William Rees-Mogg, one of Britain’s leading journalists and a founding board member and chairman of Newsmax Media, has passed away in London at age 84.
Lord Rees-Mogg served as Chairman of Newsmax’s Board of Directors beginning in January 2000 through 2005, then becoming chairman of the company’s international advisory board.
“It has been a mercifully short illness. He died very peacefully and a member of his family was with him. He was very prepared for it," his son, Jacob Rees-Mogg, a member of Parliament, told the Times.
“My friend was not only a remarkable journalist, but a man of value who lived for something larger than himself, who wanted Britain to remain strong and relevant, and as a helping hand to the other country he loved, the United States,” Christopher Ruddy, CEO and founder of Newsmax Media, said.
Born in Bristol in 1928 to an American mother and English father, Rees-Mogg was educated at Oxford. At the university he served as president of the Student Union.
After Oxford, he began his journalism career at The Financial Times in 1952. He moved to The Sunday Times in 1960, later becoming its Deputy Editor.
In 1967, he became editor of The Times of London, serving during a tumultuous period for the paper and Britain until 1981.
In 1967, Rees-Mogg caused a sensation in the British establishment by criticizing a 3-month jail term for rock star Mick Jagger for a minor drug offense. In his editorial, Rees-Mogg quoted poet Alexander Pope: “Who breaks a butterfly upon a wheel?"
Rees-Mogg remained an influence after leaving his editorship, serving as a columnist for The Times until his death. During a brief period he also wrote a weekly column for The Mail on Sunday.

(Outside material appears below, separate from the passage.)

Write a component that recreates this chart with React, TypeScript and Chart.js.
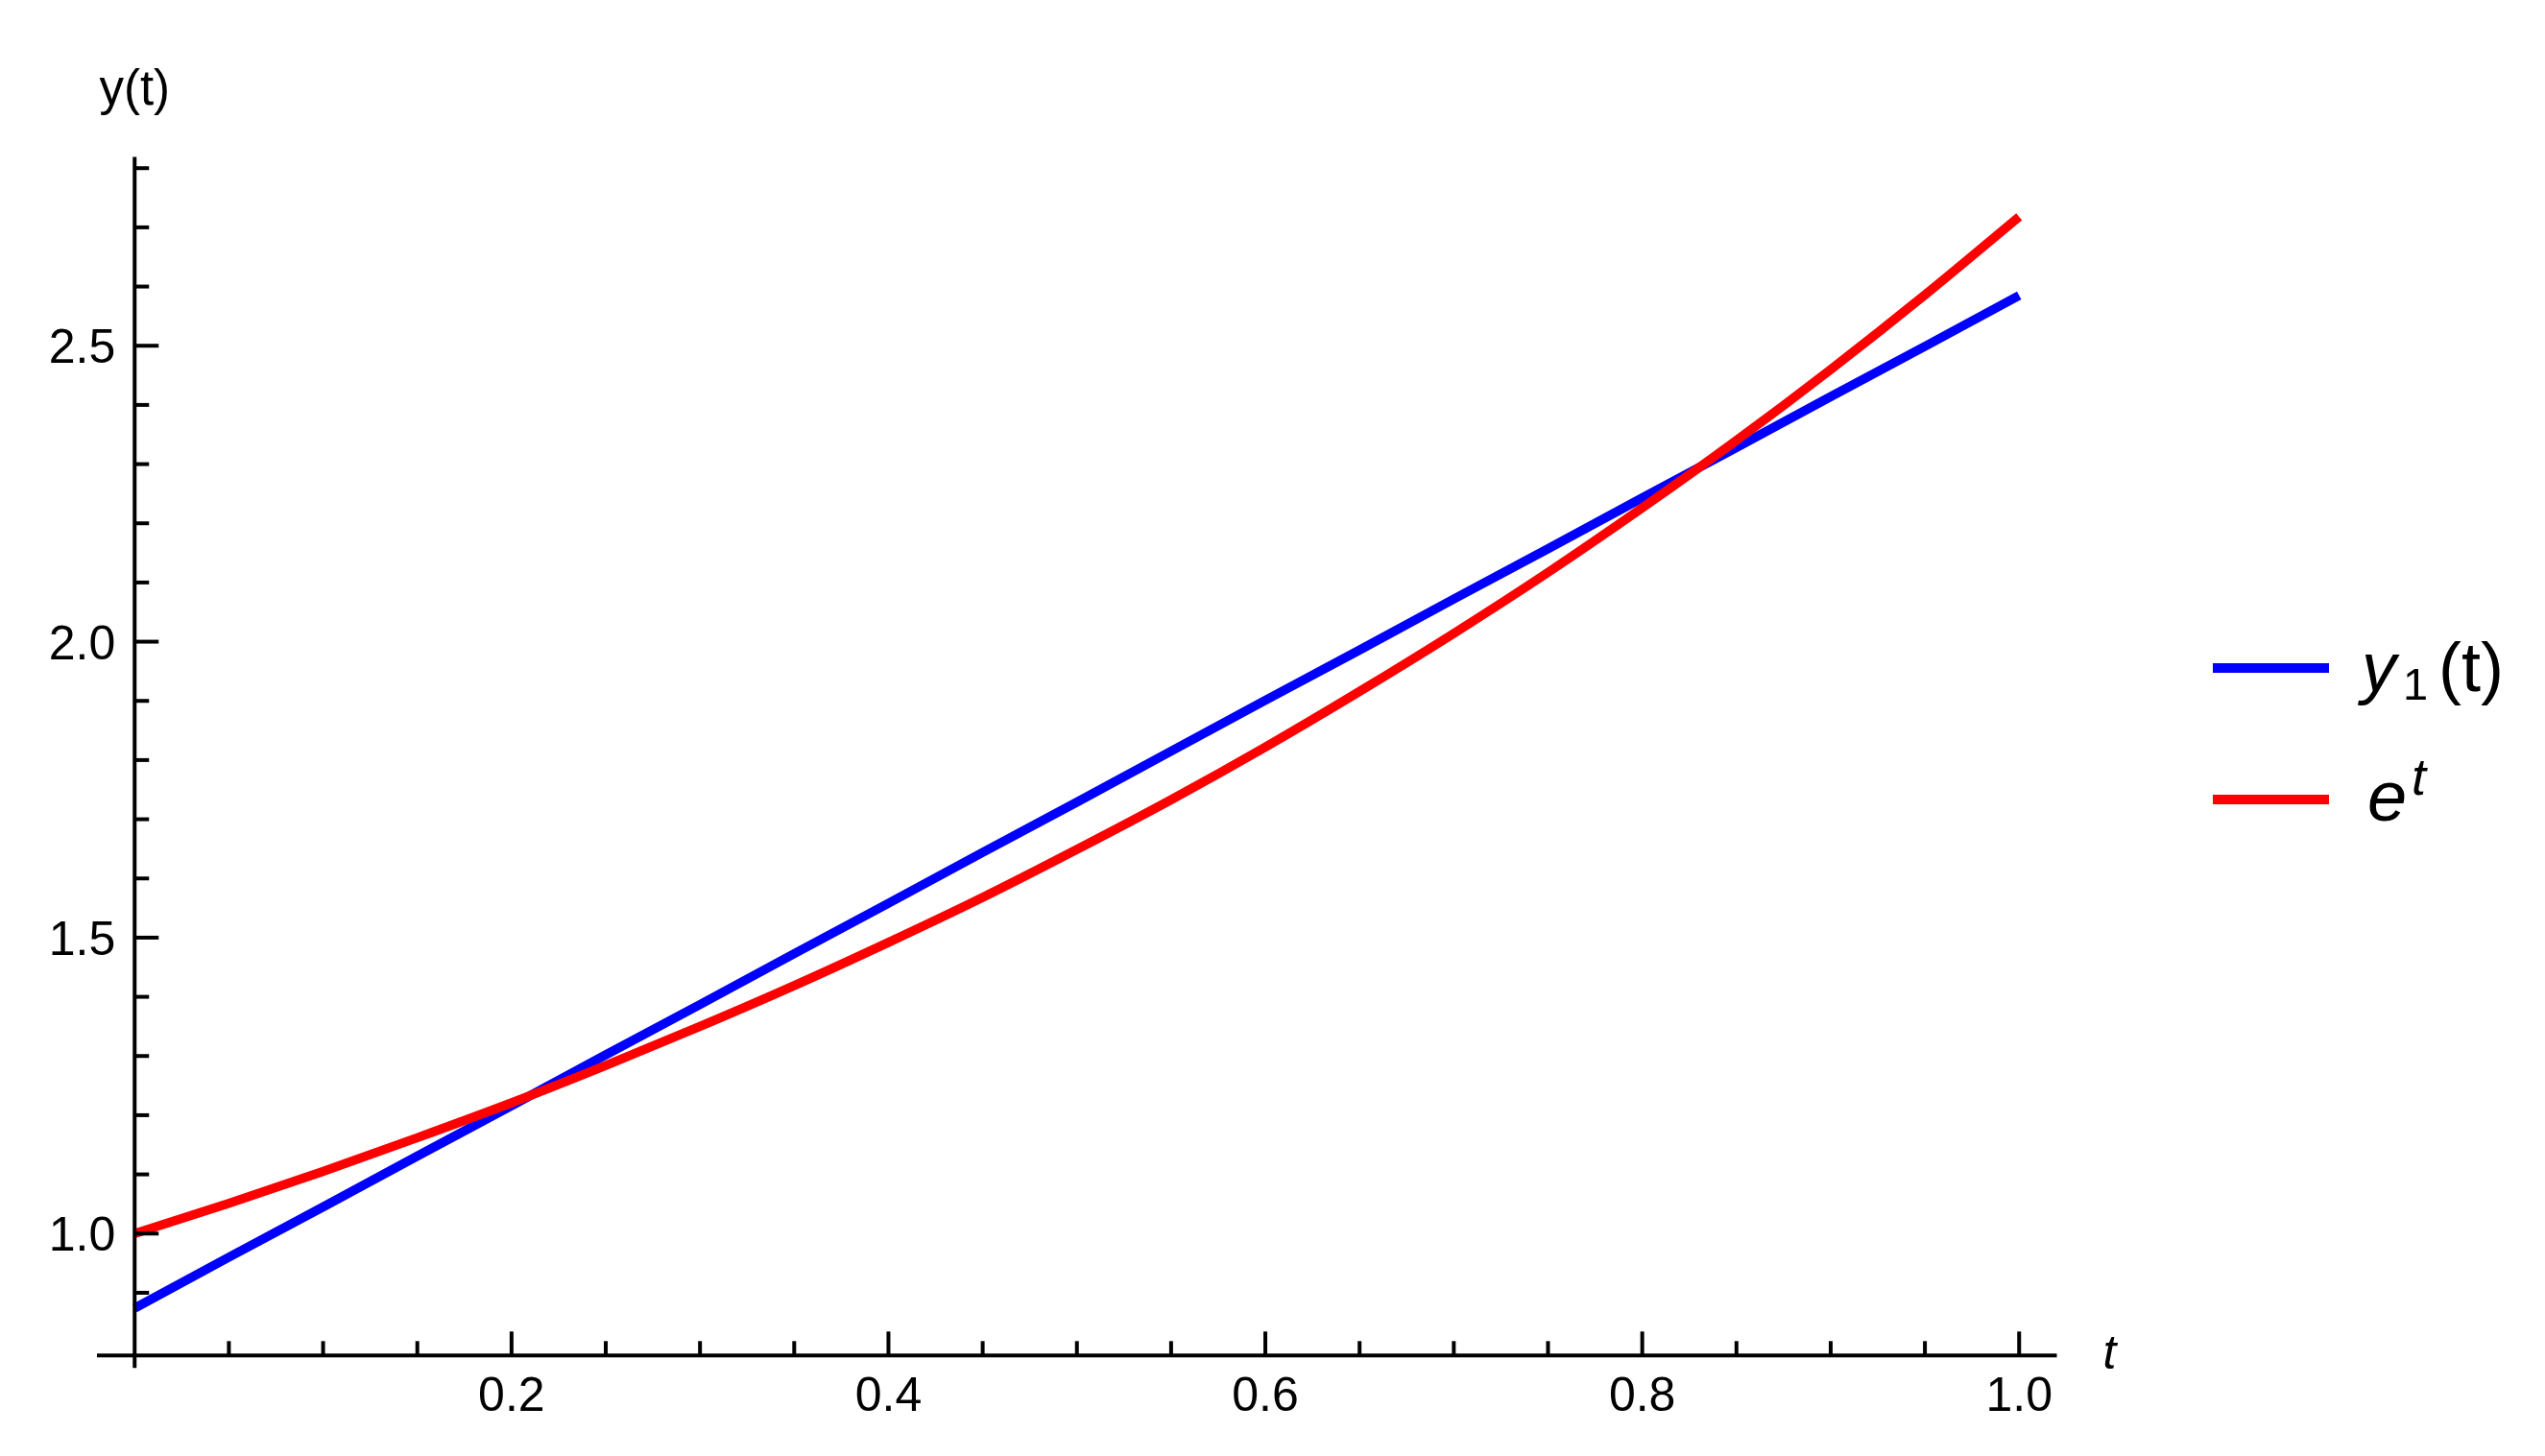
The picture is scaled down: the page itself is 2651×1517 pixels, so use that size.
import React, { useEffect, useRef } from "react";
import { Chart, registerables } from "chart.js";

Chart.register(...registerables);

// ---- data ----
const tValues = [0, 0.05, 0.1, 0.15, 0.2, 0.25, 0.3, 0.35, 0.4, 0.45, 0.5, 0.55, 0.6, 0.65, 0.7, 0.75, 0.8, 0.85, 0.9, 0.95, 1.0];
const y1Values = [0.874, 0.960, 1.045, 1.131, 1.216, 1.302, 1.387, 1.473, 1.558, 1.644, 1.729, 1.815, 1.901, 1.986, 2.072, 2.157, 2.243, 2.328, 2.414, 2.499, 2.585];
const expValues = [1.000, 1.051, 1.105, 1.162, 1.221, 1.284, 1.350, 1.419, 1.492, 1.568, 1.649, 1.733, 1.822, 1.916, 2.014, 2.117, 2.226, 2.340, 2.460, 2.586, 2.718];

const xMajorTicks = [0.2, 0.4, 0.6, 0.8, 1.0];
const xTickLabels = ["0.2", "0.4", "0.6", "0.8", "1.0"];
const xMinorTicks = [0.05, 0.1, 0.15, 0.25, 0.3, 0.35, 0.45, 0.5, 0.55, 0.65, 0.7, 0.75, 0.85, 0.9, 0.95];
const yMajorTicks = [1.0, 1.5, 2.0, 2.5];
const yTickLabels = ["1.0", "1.5", "2.0", "2.5"];
const yMinorTicks = [0.9, 1.1, 1.2, 1.3, 1.4, 1.6, 1.7, 1.8, 1.9, 2.1, 2.2, 2.3, 2.4, 2.6, 2.7, 2.8];

const X_MIN = -0.02;
const X_MAX = 1.02;
const Y_MIN = 0.794;
const Y_MAX = 2.819;

const seriesNames = ["y1(t)", "e^t"];
const BLUE = "#0000ff";
const RED = "#ff0000";
const FONT = "'Liberation Sans', Arial, sans-serif";

const axesPlugin = {
  id: "mmaAxes",
  afterDatasetsDraw(chart: any) {
    const ctx = chart.ctx as CanvasRenderingContext2D;
    const xs = chart.scales.x;
    const ys = chart.scales.y;
    const ca = chart.chartArea;
    const x0 = xs.getPixelForValue(0);
    const yb = ys.getPixelForValue(Y_MIN);

    ctx.save();
    ctx.strokeStyle = "#000";
    ctx.fillStyle = "#000";
    ctx.lineWidth = 4;
    ctx.lineCap = "butt";

    const line = (a: number, b: number, c: number, d: number) => {
      ctx.beginPath();
      ctx.moveTo(a, b);
      ctx.lineTo(c, d);
      ctx.stroke();
    };

    // axes
    line(ca.left, yb, ca.right, yb);
    line(x0, ca.top, x0, yb + 13);

    // x ticks
    xMajorTicks.forEach((v) => {
      const p = xs.getPixelForValue(v);
      line(p, yb, p, yb - 25);
    });
    xMinorTicks.forEach((v) => {
      const p = xs.getPixelForValue(v);
      line(p, yb, p, yb - 15);
    });
    // y ticks
    yMajorTicks.forEach((v) => {
      const p = ys.getPixelForValue(v);
      line(x0, p, x0 + 25, p);
    });
    yMinorTicks.forEach((v) => {
      const p = ys.getPixelForValue(v);
      line(x0, p, x0 + 15, p);
    });

    // tick labels
    ctx.font = `50px ${FONT}`;
    ctx.textBaseline = "alphabetic";
    ctx.textAlign = "center";
    xMajorTicks.forEach((v, i) => {
      ctx.fillText(xTickLabels[i], xs.getPixelForValue(v), yb + 58);
    });
    ctx.textAlign = "right";
    yMajorTicks.forEach((v, i) => {
      ctx.fillText(yTickLabels[i], x0 - 20, ys.getPixelForValue(v) + 18);
    });

    // axis labels
    ctx.textAlign = "center";
    ctx.font = `51px ${FONT}`;
    ctx.fillText("y(t)", x0, ca.top - 55);
    ctx.textAlign = "left";
    ctx.font = `italic 50px ${FONT}`;
    ctx.fillText("t", ca.right + 48, yb + 14);

    // legend
    const lx0 = 2305, lx1 = 2426;
    const ly = [696, 833];
    const colors = [BLUE, RED];
    ctx.lineWidth = 10;
    colors.forEach((c, i) => {
      ctx.strokeStyle = c;
      line(lx0, ly[i], lx1, ly[i]);
    });

    // y_1(t)
    ctx.font = `italic 72px ${FONT}`;
    ctx.fillText("y", 2460, 720);
    ctx.font = `47px ${FONT}`;
    ctx.fillText("1", 2503, 729);
    ctx.font = `72px ${FONT}`;
    ctx.fillText("(t)", 2540, 720);

    // e^t
    ctx.font = `italic 74px ${FONT}`;
    ctx.fillText("e", 2466, 855);
    ctx.font = `italic 54px ${FONT}`;
    ctx.fillText("t", 2512, 828);

    ctx.restore();
  },
};

export default function App() {
  const canvasRef = useRef<HTMLCanvasElement | null>(null);

  useEffect(() => {
    const canvas = canvasRef.current;
    if (!canvas) return;
    const blueData = tValues.map((t, i) => ({ x: t, y: y1Values[i] }));
    const redData = tValues.map((t, i) => ({ x: t, y: expValues[i] }));

    const chart = new Chart(canvas, {
      type: "line",
      data: {
        datasets: [
          {
            label: seriesNames[0],
            data: blueData,
            borderColor: BLUE,
            borderWidth: 9.5,
            pointRadius: 0,
            fill: false,
            tension: 0,
            borderCapStyle: "butt",
            order: 1,
          },
          {
            label: seriesNames[1],
            data: redData,
            borderColor: RED,
            borderWidth: 9.5,
            pointRadius: 0,
            fill: false,
            cubicInterpolationMode: "monotone",
            borderCapStyle: "butt",
            order: 0,
          },
        ],
      },
      options: {
        animation: false,
        responsive: false,
        devicePixelRatio: 1,
        layout: {
          padding: { left: 101, right: 508.5, top: 163.5, bottom: 104.7 },
        },
        plugins: {
          legend: { display: false },
          tooltip: { enabled: false },
          title: { display: false },
        },
        scales: {
          x: { type: "linear", min: X_MIN, max: X_MAX, display: false },
          y: { type: "linear", min: Y_MIN, max: Y_MAX, display: false },
        },
      },
      plugins: [axesPlugin],
    });
    return () => chart.destroy();
  }, []);

  return (
    <div style={{ position: "absolute", left: 0, top: 0, width: 2651, height: 1517, background: "#fff" }}>
      <canvas ref={canvasRef} width={2651} height={1517} style={{ display: "block", width: 2651, height: 1517 }} />
    </div>
  );
}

During his illustrious career Rees-Mogg was also Vice Chairman of the BBC’s Board of Governors during the 1980s, and Chairman of the Arts Council of Great Britain. He was made a life peer in 1988 as Baron Rees-Mogg, and sat as an active member in the House of Lords.
Rees-Mogg co-authored three bestselling books with James Dale Davidson, founder of the National Taxpayers Union and also a founding board member of Newsmax: “The Sovereign Individual,” “The Great Reckoning: Protect Yourself in the Coming Depression,” and “Blood in the Streets: Investment Profits in a World Gone Mad.” These books warned of a coming debt and financial crisis, as well as the rise of the power of the Internet in germinating democratic movements, long before these ideas came into vogue.
He also recently penned his memoirs, titled simply “Memoirs.”
“I saw Lord Rees-Mogg for lunch just several months ago in London,” Christopher Ruddy recalled. “As always he was sharp, questioning me about the upcoming American election and giving his take on world events and the global economy. His mind never slept.”
His co-author and friend Davidson said: “For a senior figure in the establishment, Lord Rees-Mogg was a remarkably open-minded libertarian and I would say something of a free spirit.
“He knew many of the great figures of his time, but was by no means persuaded that all was right with the world. And he was a very good writer.
“I will miss him.”
Lord Rees-Mogg is survived by his wife Lady Gillian, and two sons and three daughters.